そもそも今回の「雪どけ」は、中国の国内政治事情と、北東アジア情勢の激変によってもたらされた、一時的な現象であるという側面が強いといえます。中国国内では、本年3月の全国人民代表大会で国家主席の任期が撤廃され、習近平国家主席の権力基盤がより一層盤石になったことで、かつてほど国内での権力闘争の手段としての「反日」を前面に押し出す必要がなくなりました。さらに、朝鮮半島情勢が激変し、北朝鮮に接近した米国が、地域での影響力を強めています。その中で、中国として、米国をけん制しつつ、北朝鮮および東アジア全体に対し面子と影響力を維持したいとの思惑がでてきてもおかしくはありません。
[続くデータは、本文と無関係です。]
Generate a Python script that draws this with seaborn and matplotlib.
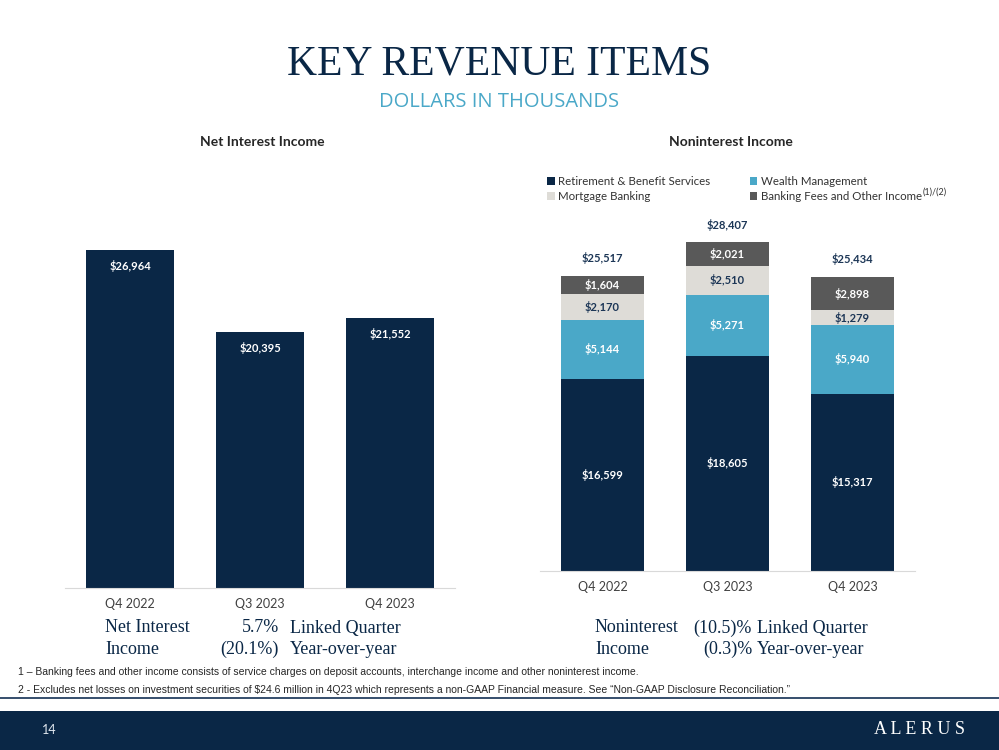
import matplotlib
matplotlib.use('Agg')
import matplotlib.pyplot as plt
import seaborn as sns
import pandas as pd
from matplotlib.patches import Rectangle

sns.set_style('white')
plt.rcParams['font.family'] = ['Lato', 'DejaVu Sans']

# ------------------------------------------------------------
# data
# ------------------------------------------------------------
quarters = ['Q4 2022', 'Q3 2023', 'Q4 2023']
net_interest = [26964, 20395, 21552]

series_names = ['Retirement & Benefit Services', 'Wealth Management',
                'Mortgage Banking', 'Banking Fees and Other Income']
retirement = [16599, 18605, 15317]
wealth = [5144, 5271, 5940]
mortgage = [2170, 2510, 1279]
banking_fees = [1604, 2021, 2898]
nonint_totals = [25517, 28407, 25434]

NAVY = '#0a2746'
BLUE = '#4aa8c8'
LGRAY = '#dedcd7'
DGRAY = '#595959'
TXT = '#1c3656'
series_colors = [NAVY, BLUE, LGRAY, DGRAY]
label_colors = ['white', 'white', TXT, 'white']

fig = plt.figure(figsize=(9.99, 7.5), dpi=100)
W, H = 999, 750

def px_axes(x0, y0, x1, y1):
    return fig.add_axes([x0 / W, 1 - y1 / H, (x1 - x0) / W, (y1 - y0) / H])

# ------------------------------------------------------------
# left chart: net interest income
# ------------------------------------------------------------
ax1 = px_axes(65, 212, 455, 588)
df_ni = pd.DataFrame({'quarter': quarters, 'value': net_interest})
sns.barplot(data=df_ni, x='quarter', y='value', color=NAVY, width=0.68,
            saturation=1, linewidth=0, ax=ax1)
for i, v in enumerate(net_interest):
    ax1.text(i, v - 800, f'${v:,}', ha='center', va='top', color='white',
             fontsize=8, fontweight='bold')
ax1.set_ylim(0, 30000)
ax1.set_xlim(-0.5, 2.5)

# ------------------------------------------------------------
# right chart: noninterest income (stacked)
# ------------------------------------------------------------
ax2 = px_axes(540, 224, 915, 571)
stack = [retirement, wealth, mortgage, banking_fees]
bottom = [0, 0, 0]
for vals, name, col, lc in zip(stack, series_names, series_colors, label_colors):
    ax2.bar(range(3), vals, bottom=bottom, width=0.66, color=col, label=name,
            linewidth=0)
    for i, v in enumerate(vals):
        ax2.text(i, bottom[i] + v / 2, f'${v:,}', ha='center', va='center',
                 color=lc, fontsize=8, fontweight='bold')
    bottom = [b + v for b, v in zip(bottom, vals)]
for i, t in enumerate(nonint_totals):
    ax2.text(i, t + 1000, f'${t:,}', ha='center', va='bottom', color=TXT,
             fontsize=8, fontweight='bold')
ax2.set_ylim(0, 30000)
ax2.set_xlim(-0.5, 2.5)
ax2.set_xticks(range(3))
ax2.set_xticklabels(quarters)

for ax in (ax1, ax2):
    ax.set_xlabel('')
    ax.set_ylabel('')
    ax.set_yticks([])
    for s in ('top', 'right', 'left'):
        ax.spines[s].set_visible(False)
    ax.spines['bottom'].set_color('#d9d9d9')
    ax.tick_params(axis='x', length=0, labelsize=9, labelcolor='#404040', pad=7)

# legend (row 1: retirement, wealth; row 2: mortgage, banking fees)
handles, labels = ax2.get_legend_handles_labels()
order = [0, 2, 1, 3]
leg = fig.legend([handles[k] for k in order], [labels[k] for k in order],
                 loc='upper left', bbox_to_anchor=(537 / W, 1 - 166 / H),
                 ncol=2, frameon=False, fontsize=8.3, handlelength=0.65,
                 handleheight=0.65, handletextpad=0.3, columnspacing=3.4,
                 labelspacing=0.3, labelcolor='#333333')
fig.canvas.draw()
last = leg.get_texts()[3].get_window_extent()
fig.text((last.x1 + 1) / W, (last.y1 + 3) / H, '(1)/(2)', fontsize=6.5,
         color='#333333', va='top')

# ------------------------------------------------------------
# titles and texts
# ------------------------------------------------------------
fig.text(0.5, 1 - 64 / H, 'KEY REVENUE ITEMS', ha='center', va='center',
         fontsize=30, color=NAVY, family=['Liberation Serif'])
fig.text(0.5, 1 - 102 / H, 'DOLLARS IN THOUSANDS', ha='center', va='center',
         fontsize=14.5, color=BLUE, family=['Open Sans'])
fig.text(262 / W, 1 - 142 / H, 'Net Interest Income', ha='center', va='center',
         fontsize=10, fontweight='bold', color='#262626')
fig.text(731 / W, 1 - 142 / H, 'Noninterest Income', ha='center', va='center',
         fontsize=10, fontweight='bold', color='#262626')

serif = ['Liberation Serif']
tc = NAVY
fs = 13
fig.text(105 / W, 1 - 628 / H, 'Net Interest', fontsize=fs, color=tc, va='center', family=serif)
fig.text(105 / W, 1 - 649 / H, 'Income', fontsize=fs, color=tc, va='center', family=serif)
fig.text(279 / W, 1 - 628 / H, '5.7%', fontsize=fs, color=tc, va='center', ha='right', family=serif)
fig.text(279 / W, 1 - 649 / H, '(20.1%)', fontsize=fs, color=tc, va='center', ha='right', family=serif)
fig.text(290 / W, 1 - 628 / H, 'Linked Quarter', fontsize=fs, color=tc, va='center', family=serif)
fig.text(290 / W, 1 - 649 / H, 'Year-over-year', fontsize=fs, color=tc, va='center', family=serif)

fig.text(595 / W, 1 - 628 / H, 'Noninterest', fontsize=fs, color=tc, va='center', family=serif)
fig.text(595 / W, 1 - 649 / H, 'Income', fontsize=fs, color=tc, va='center', family=serif)
fig.text(752 / W, 1 - 628 / H, '(10.5)%', fontsize=fs, color=tc, va='center', ha='right', family=serif)
fig.text(752 / W, 1 - 649 / H, '(0.3)%', fontsize=fs, color=tc, va='center', ha='right', family=serif)
fig.text(757 / W, 1 - 628 / H, 'Linked Quarter', fontsize=fs, color=tc, va='center', family=serif)
fig.text(757 / W, 1 - 649 / H, 'Year-over-year', fontsize=fs, color=tc, va='center', family=serif)

fn = ['Liberation Sans Narrow', 'Liberation Sans']
fig.text(18 / W, 1 - 672 / H,
         '1 \u2013 Banking fees and other income consists of service charges on deposit accounts, '
         'interchange income and other noninterest income.',
         fontsize=7.5, color='#262626', va='center', family=fn)
fig.text(18 / W, 1 - 690 / H,
         '2 - Excludes net losses on investment securities of $24.6 million in 4Q23 which represents '
         'a non-GAAP Financial measure. See \u201cNon-GAAP Disclosure Reconciliation.\u201d',
         fontsize=7.5, color='#262626', va='center', family=fn)

# footer band
fig.add_artist(Rectangle((0, 1 - 699 / H), 1, 2.5 / H, transform=fig.transFigure,
                         color='#3a5270', lw=0))
fig.add_artist(Rectangle((0, 0), 1, 39 / H, transform=fig.transFigure,
                         color=NAVY, lw=0))
fig.text(42 / W, 1 - 730 / H, '14', fontsize=9, color='#dfe6ee', va='center')
fig.text(965 / W, 1 - 729 / H, 'A L E R U S', fontsize=13, color='white',
         va='center', ha='right', family=serif)

fig.savefig('out.png', dpi=100)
そうした思惑の一環として、中国が、日本に接近するようになったと考えることは十分可能です。つまり、最近の日中関係の改善傾向は、北東アジアで生じた一連の動きのあくまで結果的であるということです。したがって、中国の国内事情と北東アジアの情勢如何によっては、日中関係がいつまた「氷河期」に突入しても不思議はありません。そうした不安定なバランスの上に現象化したこの「雪どけ」ですが、もちろん、こうした機運をみすみす逃し、関係を悪化させることは得策ではありません。
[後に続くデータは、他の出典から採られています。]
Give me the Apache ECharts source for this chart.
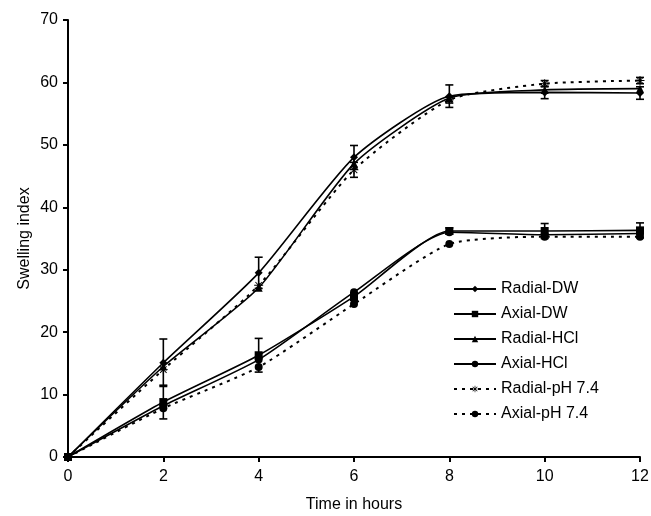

日本として、今なにより重要なのは、現在、北東アジアで展開されている冷徹なパワーゲームの動向を見極めつつ、中国の思惑に振り回されずに、日本としての地歩を固めることです。その一方で、日中両国間で、なにか問題が発生した時に、両国の橋渡しを担えるような知日派、知中派の確保に力を入れるべきです。こうした取り組みが車の両輪として機能してこそ、日中関係は真の安定を見るのではないでしょうか。